73129 was built at Derby in August 1956 as one of a batch of 30 locomotives fitted with Caprotti valve gear. It is the only surviving member of the class with Caprotti valve gear. The only other preserved locomotive fitted with the same valve gear is 71000 Duke of Gloucester.
Motive power depot allocations.
Whilst based at Shrewsbury the duties that 73129 performed included working expresses to Plymouth, stopping services to Crewe and parcels trains to South Wales. At Patricroft it was used for working on coal and freight traffic in the Manchester area. It was also employed on passenger trains to Leeds and working excursions to the North Wales coast during the summer months.
The locomotive was withdrawn from service in December 1967 and sold to Woodham Brothers scrapyard in Barry where it arrived in February 1968.
Apart from having its non-ferrous fittings and pipe work removed, and losing its tender, 73129 remained virtually intact and was subsequently purchased, together with the tender from 75079, by Derby Corporation in 1972 as a potential exhibit for the then embryonic Midland Railway Project. The original tender had previously been sold to a steel works for conversion into an ingot carrier. The replacement tender being from a Southern Region locomotive does not have a water pick-up apparatus. Whilst it was still at Barry spare parts were collected from other engines including from two that have also subsequently been restored – 71000 Duke of Gloucester and 73096.
It was moved by rail to the Derby locomotive works for storage in January 1973 where it remained until February 1975 when it was transferred to the Midland Railway Centre. The journey from Barry was via the Severn Valley Railway as the diesel hauled train was make up included 73129 plus 7819 Hinton Manor, 4141, 5164, 4930 Hagley Hall, a Stanier 4,000 gallon tender and a brake van.

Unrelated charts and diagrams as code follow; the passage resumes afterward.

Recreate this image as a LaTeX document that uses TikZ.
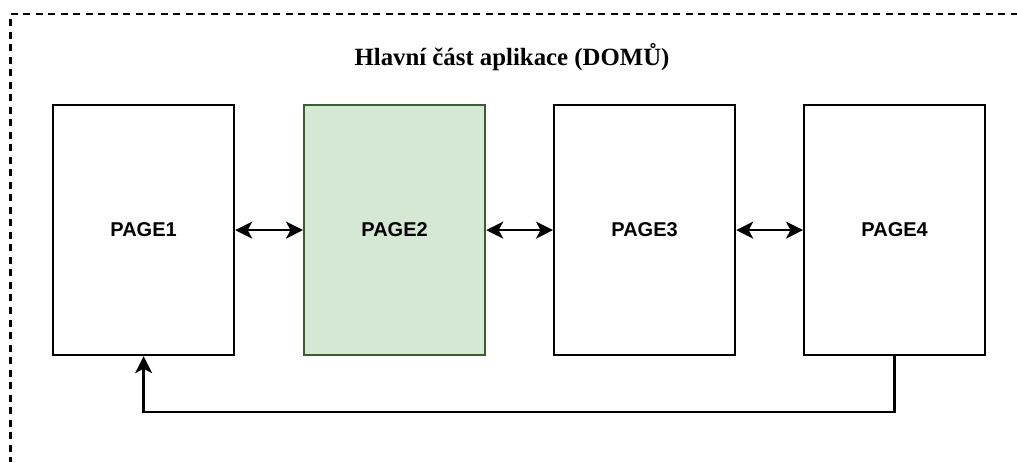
\documentclass[tikz,border=0pt]{standalone}
\usepackage{fontspec}
\setmainfont{Liberation Serif}
\newfontfamily\labelfont{Liberation Sans}
\usetikzlibrary{arrows.meta}
\definecolor{pagegreen}{HTML}{D5E8D4}
\definecolor{pagegreenline}{HTML}{3D5C30}
\tikzset{
  tip/.tip={Stealth[length=17pt 0,width=17pt 0,inset=4.5pt 0]},
  pagebox/.style={draw=black, line width=2.2pt, fill=white, minimum width=181pt,
    minimum height=250pt, inner sep=0pt, anchor=north west,
    font=\labelfont\bfseries\fontsize{20}{22}\selectfont},
  link/.style={line width=2.4pt, -tip},
  twoway/.style={line width=2.4pt, tip-tip},
  frame/.style={line width=2.2pt, dash pattern=on 7pt off 5.5pt}
}
\begin{document}
\begin{tikzpicture}[x=1pt,y=-1pt]
  \useasboundingbox (0,0) rectangle (1017,462);
  % outer dashed group frame (only its top and left edges fall inside the page)
  \draw[frame] (1030,14) -- (10.5,14) -- (10.5,475);
  \node[font=\bfseries\fontsize{24.8}{28}\selectfont] (title) at (512,57) {Hlavní část aplikace (DOMŮ)};
  % pages
  \node[pagebox] (p1) at (52,104) {PAGE1};
  \node[pagebox, fill=pagegreen, draw=pagegreenline] (p2) at (303,104) {PAGE2};
  \node[pagebox] (p3) at (553,104) {PAGE3};
  \node[pagebox] (p4) at (803,104) {PAGE4};
  % navigation between neighbouring pages
  \draw[twoway] (p1.east) -- (p2.west);
  \draw[twoway] (p2.east) -- (p3.west);
  \draw[twoway] (p3.east) -- (p4.west);
  % return path from the last page to the first
  \draw[link] (p4.south) -- ++(0,56) -| (p1.south);
\end{tikzpicture}
\end{document}
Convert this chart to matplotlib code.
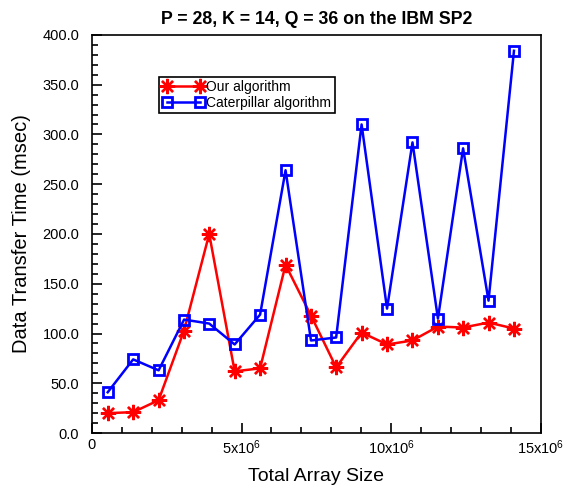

Due to other priorities, little was done apart from some conservation and cosmetic restoration until late in 1993 when, with financial support from the Standard Five Fund, restoration to get 73129 back to full working order, began in earnest.
After thousands of hours of voluntary labour and at a cost of £75,000 the engine had a fire in its boiler again in February 2003 and after further assembly work 73129 operational again in 2005, 38 years since it was last in service. The first fire was lit by a volunteer who had spent many hours working to restore the locomotive who had also worked on the construction of the BR Standard class 5 Caprotti engines at Derby in 1956 1nd 1957.
Since 2005, the locomotive has had further overhaul work completed at considerable cost, including new tyres and new superheater elements, and it has operated at Butterley and visited a number of heritage railways.
73129 is currently out of service awaiting an overhaul which is anticipated will cost £80,000.